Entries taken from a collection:
══════════

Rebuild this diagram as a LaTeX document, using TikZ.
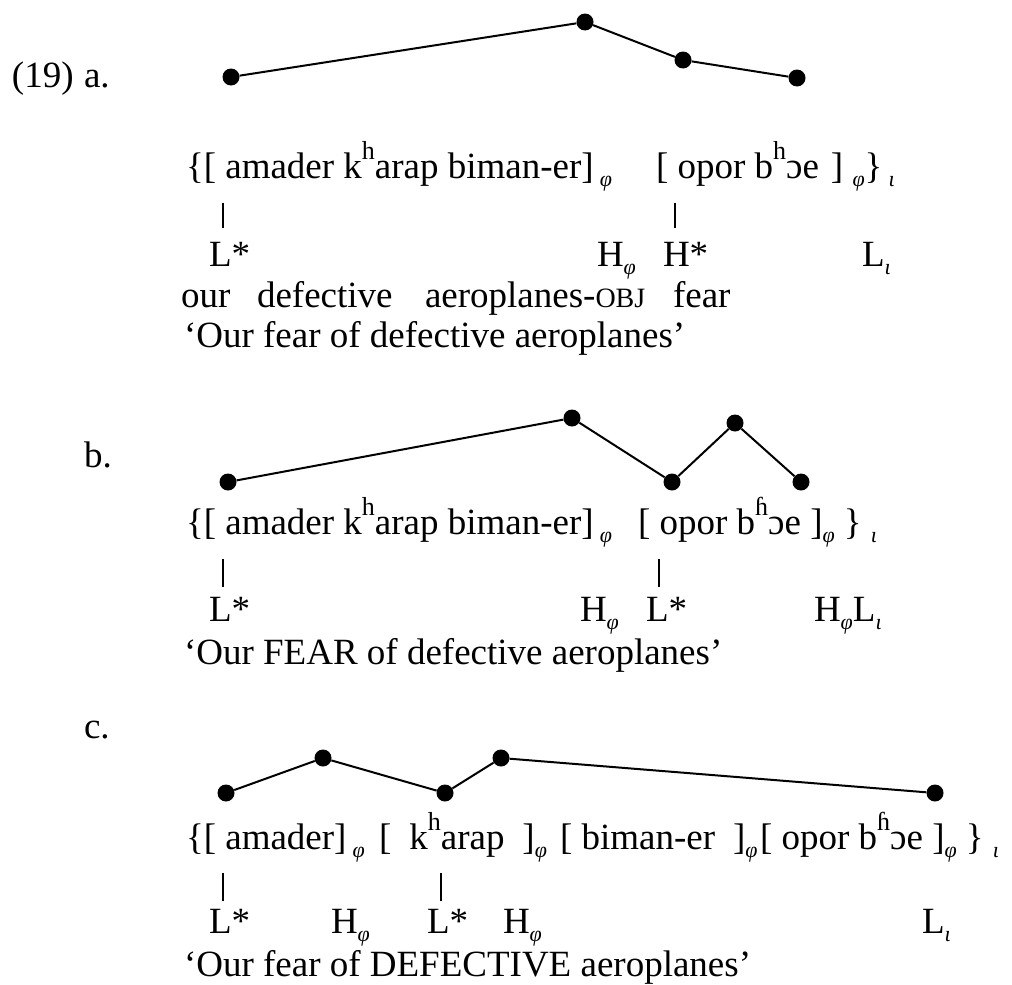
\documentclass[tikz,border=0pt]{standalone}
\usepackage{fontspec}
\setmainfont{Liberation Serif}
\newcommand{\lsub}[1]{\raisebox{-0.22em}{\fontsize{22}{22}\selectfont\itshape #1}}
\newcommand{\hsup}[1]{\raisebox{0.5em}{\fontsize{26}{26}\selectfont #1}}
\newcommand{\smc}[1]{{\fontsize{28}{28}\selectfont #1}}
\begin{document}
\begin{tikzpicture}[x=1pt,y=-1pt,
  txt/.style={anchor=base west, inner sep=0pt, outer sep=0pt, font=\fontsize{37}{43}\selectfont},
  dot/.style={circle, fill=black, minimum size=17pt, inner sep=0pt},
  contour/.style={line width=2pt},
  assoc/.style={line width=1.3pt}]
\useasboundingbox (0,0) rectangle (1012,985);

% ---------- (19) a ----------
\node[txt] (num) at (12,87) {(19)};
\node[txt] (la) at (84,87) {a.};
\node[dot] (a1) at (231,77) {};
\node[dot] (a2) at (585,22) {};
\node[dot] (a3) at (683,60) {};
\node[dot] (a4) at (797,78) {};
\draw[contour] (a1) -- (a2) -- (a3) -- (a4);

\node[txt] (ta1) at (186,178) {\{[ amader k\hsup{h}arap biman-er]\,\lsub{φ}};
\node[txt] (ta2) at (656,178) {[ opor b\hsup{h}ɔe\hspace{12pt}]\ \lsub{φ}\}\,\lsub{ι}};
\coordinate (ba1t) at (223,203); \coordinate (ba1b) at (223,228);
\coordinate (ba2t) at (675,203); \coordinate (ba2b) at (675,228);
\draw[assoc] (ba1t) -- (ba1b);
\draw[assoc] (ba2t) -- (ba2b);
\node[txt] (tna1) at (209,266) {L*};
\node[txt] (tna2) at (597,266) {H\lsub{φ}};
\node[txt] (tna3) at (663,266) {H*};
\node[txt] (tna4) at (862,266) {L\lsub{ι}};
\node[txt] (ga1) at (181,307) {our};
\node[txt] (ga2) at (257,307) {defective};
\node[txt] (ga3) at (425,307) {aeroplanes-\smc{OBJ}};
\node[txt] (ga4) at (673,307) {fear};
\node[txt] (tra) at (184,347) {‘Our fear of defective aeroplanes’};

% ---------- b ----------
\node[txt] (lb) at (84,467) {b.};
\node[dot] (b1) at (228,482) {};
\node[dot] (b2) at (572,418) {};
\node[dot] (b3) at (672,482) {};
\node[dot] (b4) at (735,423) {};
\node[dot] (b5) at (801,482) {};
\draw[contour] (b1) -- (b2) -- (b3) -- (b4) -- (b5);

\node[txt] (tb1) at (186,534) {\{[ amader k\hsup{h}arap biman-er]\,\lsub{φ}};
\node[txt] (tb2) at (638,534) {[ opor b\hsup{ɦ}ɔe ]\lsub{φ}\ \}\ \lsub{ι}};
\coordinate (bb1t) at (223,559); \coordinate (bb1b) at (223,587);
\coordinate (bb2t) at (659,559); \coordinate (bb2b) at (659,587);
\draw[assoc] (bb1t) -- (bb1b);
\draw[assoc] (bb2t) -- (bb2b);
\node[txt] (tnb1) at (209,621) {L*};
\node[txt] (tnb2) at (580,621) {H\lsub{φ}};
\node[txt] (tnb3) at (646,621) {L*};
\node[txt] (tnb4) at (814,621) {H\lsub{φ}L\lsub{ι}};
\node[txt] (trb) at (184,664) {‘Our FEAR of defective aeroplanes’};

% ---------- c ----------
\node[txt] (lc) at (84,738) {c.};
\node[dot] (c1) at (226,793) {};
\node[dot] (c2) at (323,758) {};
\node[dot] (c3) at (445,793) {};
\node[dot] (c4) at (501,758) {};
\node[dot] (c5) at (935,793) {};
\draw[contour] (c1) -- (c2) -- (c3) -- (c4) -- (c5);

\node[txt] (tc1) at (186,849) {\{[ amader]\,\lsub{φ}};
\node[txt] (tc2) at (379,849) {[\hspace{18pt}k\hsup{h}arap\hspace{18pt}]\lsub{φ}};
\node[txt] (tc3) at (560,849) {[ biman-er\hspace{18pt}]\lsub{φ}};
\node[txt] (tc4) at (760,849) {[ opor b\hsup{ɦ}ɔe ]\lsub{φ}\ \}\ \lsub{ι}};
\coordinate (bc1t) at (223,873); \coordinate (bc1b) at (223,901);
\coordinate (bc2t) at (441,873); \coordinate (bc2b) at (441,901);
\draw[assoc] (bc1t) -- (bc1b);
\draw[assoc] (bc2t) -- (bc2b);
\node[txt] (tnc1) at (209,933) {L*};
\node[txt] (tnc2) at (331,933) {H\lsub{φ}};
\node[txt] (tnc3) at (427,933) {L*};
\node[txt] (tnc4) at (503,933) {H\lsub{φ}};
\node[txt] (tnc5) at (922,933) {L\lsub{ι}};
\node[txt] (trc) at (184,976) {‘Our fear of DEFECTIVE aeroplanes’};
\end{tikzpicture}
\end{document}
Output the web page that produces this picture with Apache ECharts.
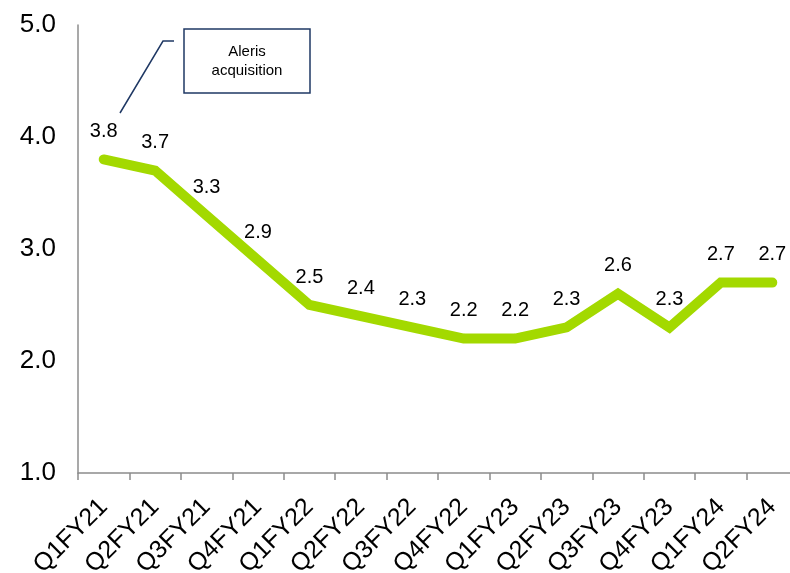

══════════

Written exercise: Please give again the entries word for word, starting at the first line and ending with the line that contains "(0,0) rectangle (1012,985);"; include both of those lines but none of the pictures.

Written response:
Rebuild this diagram as a LaTeX document, using TikZ.
\documentclass[tikz,border=0pt]{standalone}
\usepackage{fontspec}
\setmainfont{Liberation Serif}
\newcommand{\lsub}[1]{\raisebox{-0.22em}{\fontsize{22}{22}\selectfont\itshape #1}}
\newcommand{\hsup}[1]{\raisebox{0.5em}{\fontsize{26}{26}\selectfont #1}}
\newcommand{\smc}[1]{{\fontsize{28}{28}\selectfont #1}}
\begin{document}
\begin{tikzpicture}[x=1pt,y=-1pt,
  txt/.style={anchor=base west, inner sep=0pt, outer sep=0pt, font=\fontsize{37}{43}\selectfont},
  dot/.style={circle, fill=black, minimum size=17pt, inner sep=0pt},
  contour/.style={line width=2pt},
  assoc/.style={line width=1.3pt}]
\useasboundingbox (0,0) rectangle (1012,985);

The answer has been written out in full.